Monticello United Soccer Club can now use its fields on Polo Grounds Road for more hours a day during more months of the year.
The Albemarle County Board of Supervisors on Wednesday evening approved amendments to a special-use permit that now allows the club to use the fields from 8 a.m. to 30 minutes after sunset daily and removes a prohibition on game play during July and August.
Maynard Sipe, an attorney representing MonU, said the changes will better enable the organization to serve the youth players and their families.
“Some of the restrictions from 2012, particularly hours and times of the year, have proven too restrictive,” he said.
The amended permit also increases the number of fields from four to seven. No more than four fields can be used for competitions at any one time, but the additional fields allow the club to have warmups and non-game uses on the extra fields, and rotate uses among more fields.
When the original special-use permit was approved, concerns were raised about traffic impacts on Polo Grounds Road. Since that approval, the Polo Grounds Road-U.S. 29 intersection has been signalized, three turn lanes have been added to Polo Grounds Road at the intersection and westbound access to Rio Mills Road has ended, according to the staff report.
“There’s a lot more road capacity, and a lot of the difficult or dangerous movements have been eliminated at the signalization,” said county Senior Planner Scott Clark. “Our transportation planning staff reviewed this proposed amendment against the upgraded transportation facilities and found that there would not be a significant impact to the road capacity from this proposal.”
Another prior condition — prohibiting uses on the MonU site on the same days as specific SOCA events — also was removed due to road improvements.
The club also is allowed to irrigate the fields for 28 days after they are seeded using water from the Rivanna River with a temporary over-the-bank hose.
The Planning Commission supported the request in April with some changes in the conditions, such as that watering of the fields from the Rivanna should be limited to seven days to avoid year-round watering.
“But in our research, we found that seven days was insufficient to establish the grass — at least 28 days was needed, so we put the 28-day recommended limit in there instead,” Clark said.
Dan Ivory, the club’s director of coaching, said pesticides and herbicides are not used on the property.
“There’s no chemical spraying or anything like that,” he said. “Any watering we would do would be one field at a time. We just don’t have the money and the resources to do a big sprinkling operation.”
Other conditions, such as bans on amplified sound systems, outdoor lighting and overnight parking remain in place.
The board on Wednesday also approved amended special-use permits for the Blue Ridge Swim Club, which will extend the season for camps at the club and allow it to add a pavilion with bathrooms and a kitchen, as well as a garage/storage structure.
The day camp and boarding camp can now operate from April 1 through Nov. 15 each year for camp and environmental education programs on weekdays. Previously, it was allowed to operate weekdays from Memorial Day weekend through Labor Day weekend.
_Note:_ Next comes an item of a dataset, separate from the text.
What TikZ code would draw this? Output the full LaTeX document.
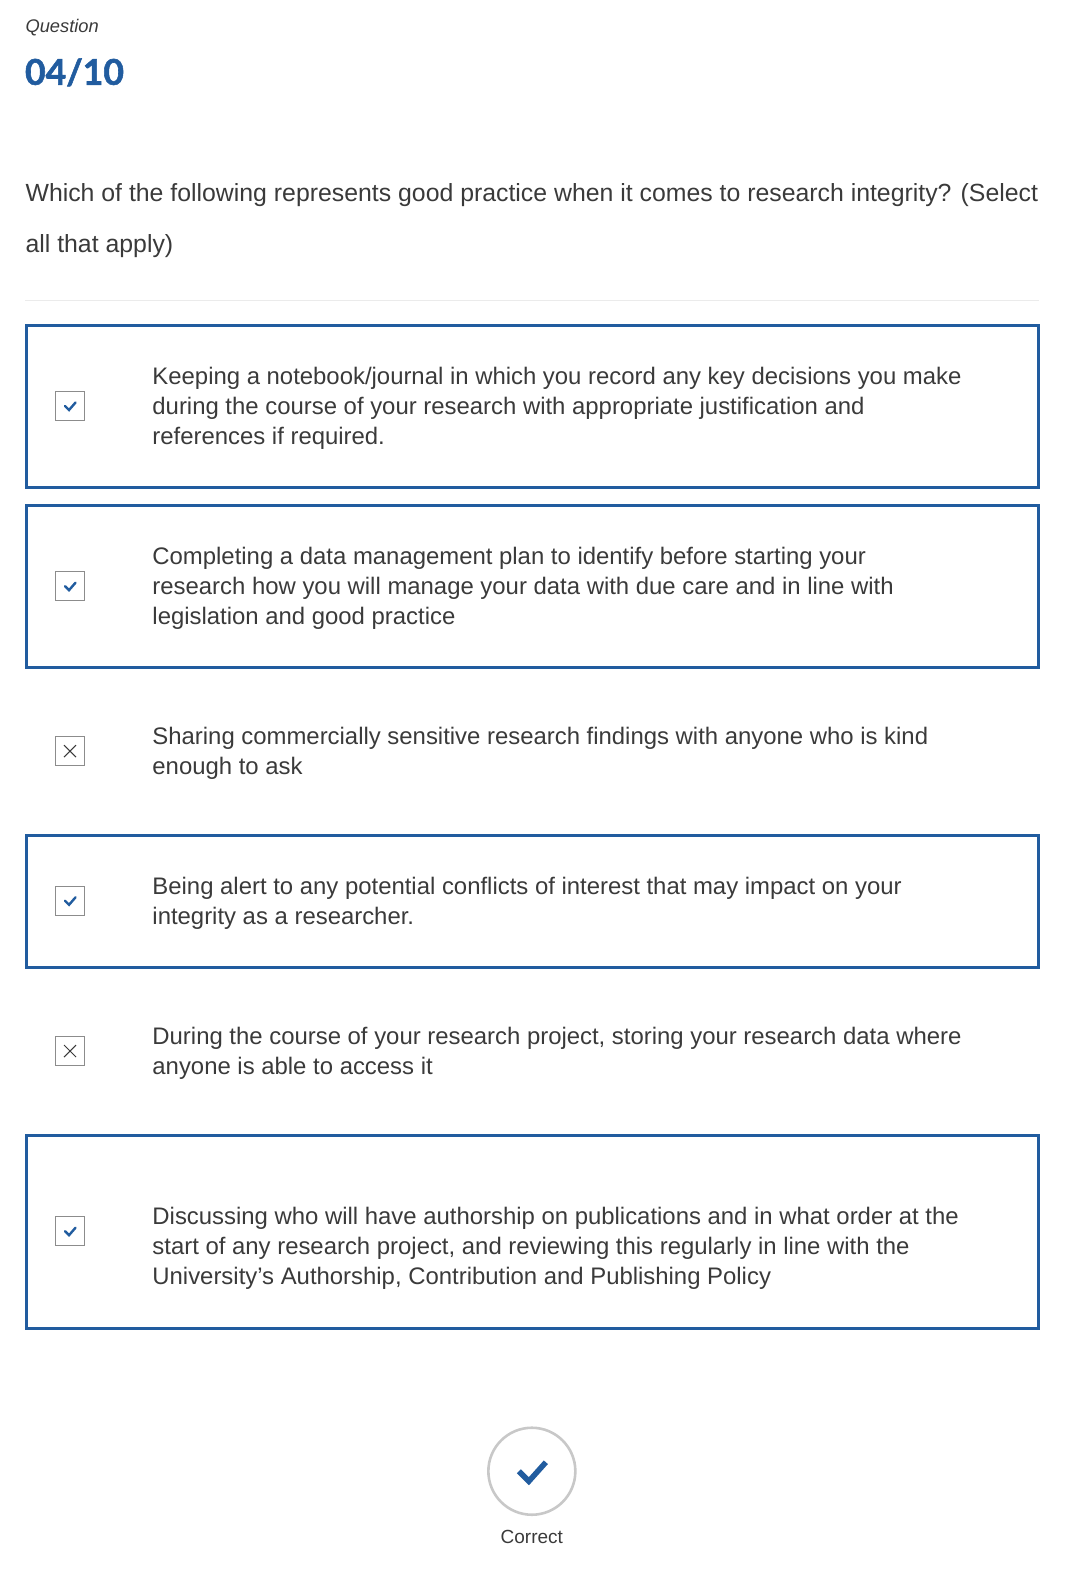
\documentclass[tikz,border=0pt]{standalone}
\usepackage{fontspec}
\setmainfont{Liberation Sans}
\newfontfamily\latofont{Lato}[BoldFeatures={FakeBold=1.6}]
\definecolor{uniblue}{HTML}{215C9F}
\definecolor{txt}{HTML}{3A3A3A}
\definecolor{boxgray}{HTML}{8C8C8C}
\definecolor{rulegray}{HTML}{EBEBEB}
\definecolor{ringgray}{HTML}{C8C8C8}
\tikzset{
  optbox/.style={draw=uniblue,line width=3pt,fill=none},
  chk/.style={draw=boxgray,line width=1pt,minimum width=29pt,minimum height=29pt,inner sep=0pt,fill=white},
  opt/.style={anchor=west,align=left,inner sep=0pt,text=txt,font=\fontsize{23.9}{30}\selectfont},
  tick/.style={draw=uniblue,line width=2.4pt,line cap=round,line join=miter},
  cross/.style={draw=txt,line width=1pt},
  question/.style={anchor=west,align=left,inner sep=0pt,text=txt,font=\fontsize{24.83}{50.7}\selectfont}
}
\begin{document}
\begin{tikzpicture}[x=1.015pt,y=-1.015pt]
\useasboundingbox (0,0) rectangle (1065,1567.5);
\node[anchor=base west,inner sep=0pt,text=txt,font=\fontsize{18.3}{20}\selectfont\itshape] (q) at (25,32) {Question};
\node[anchor=base west,inner sep=0pt,text=uniblue,font=\fontsize{35.5}{40}\selectfont\latofont\bfseries] (n) at (24.5,83.5) {04/10};
\node[question] (stem) at (25,217.5) {Which of the following represents good practice when it comes to research integrity? (Select\\all that apply)};
\draw[rulegray,line width=1pt] (25,296) -- (1024,296);
% option frames
\draw[optbox] (26,321) rectangle (1023,480.5);
\draw[optbox] (26,498) rectangle (1023,658);
\draw[optbox] (26,823.5) rectangle (1023,953.5);
\draw[optbox] (26,1119) rectangle (1023,1308.5);
% check boxes
\foreach \nm/\yy in {c1/400,c2/577.5,c4/887.5,c6/1213}{
  \node[chk] (\nm) at (69,\yy) {};
  \draw[tick] ([xshift=-5pt,yshift=0pt]\nm.center) -- ([xshift=-1pt,yshift=-4pt]\nm.center) -- ([xshift=5.5pt,yshift=3.5pt]\nm.center);
}
\foreach \nm/\yy in {c3/740,c5/1035.5}{
  \node[chk] (\nm) at (69,\yy) {};
  \draw[cross] ([xshift=-6pt,yshift=-6pt]\nm.center) -- ([xshift=6pt,yshift=6pt]\nm.center);
  \draw[cross] ([xshift=-6pt,yshift=6pt]\nm.center) -- ([xshift=6pt,yshift=-6pt]\nm.center);
}
% option texts
\node[opt] (t1) at (150,402) {Keeping a notebook/journal in which you record any key decisions you make\\during the course of your research with appropriate justification and\\references if required.};
\node[opt] (t2) at (150,579.5) {Completing a data management plan to identify before starting your\\research how you will manage your data with due care and in line with\\legislation and good practice};
\node[opt] (t3) at (150,742) {Sharing commercially sensitive research findings with anyone who is kind\\enough to ask};
\node[opt] (t4) at (150,890) {Being alert to any potential conflicts of interest that may impact on your\\integrity as a researcher.};
\node[opt] (t5) at (150,1038) {During the course of your research project, storing your research data where\\anyone is able to access it};
\node[opt] (t6) at (150,1230) {Discussing who will have authorship on publications and in what order at the\\start of any research project, and reviewing this regularly in line with the\\University’s Authorship, Contribution and Publishing Policy};
% result
\node[circle,draw=ringgray,line width=2.6pt,minimum size=87pt,inner sep=0pt] (ring) at (524,1449.5) {};
\draw[draw=uniblue,line width=5.5pt] ([xshift=-13pt,yshift=0pt]ring.center) -- ([xshift=-3pt,yshift=-10pt]ring.center) -- ([xshift=14pt,yshift=9pt]ring.center);
\node[anchor=base,inner sep=0pt,text=txt,font=\fontsize{19}{22}\selectfont] (res) at (524,1521) {Correct};
\end{tikzpicture}
\end{document}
The camps can run from 8:30 a.m. to 5 p.m. during the week, and on Thursdays, overnight stays are permitted.
The swim club can operate between Memorial Day weekend and Labor Day weekend, from 11 a.m. to 8 p.m., and the only amplified sound allowed is a megaphone used on Fridays for field games, radios and electronic sound producing or reproducing devices, provided that any comply with the county’s noise regulations.
Weddings are not allowed on the site, as that would be a separate use that is not currently permitted, county staff said at a prior meeting.
The Blue Ridge Swim Club is listed in the National Register of Historic Places and the Virginia Landmarks Register, according to the staff report, and the pool is among the oldest known concrete outdoor commercial swimming pools remaining or in use in both the state and the country.
“We felt that allowing these additional uses as far as the season goes would help to provide income for the protection of a historic resource. The addition of the structures would not significantly change the character of the use on the site,” Clark said.
The conceptual plan includes screening trees, and requires them to be native evergreen species at least six feet in above-ground height at time of planting.
Supervisor Liz Palmer questioned how they will make sure the new screening trees stay alive.
“I would like to make sure that we have a plan for that, because this is quite visible from some of … those houses,” she said.
County Attorney Greg Kamptner said a clause could be added that the trees will be replaced if they die. Ultimately, the board approved that the screening trees identified in the conceptual plan will be maintained for a minimum of three years.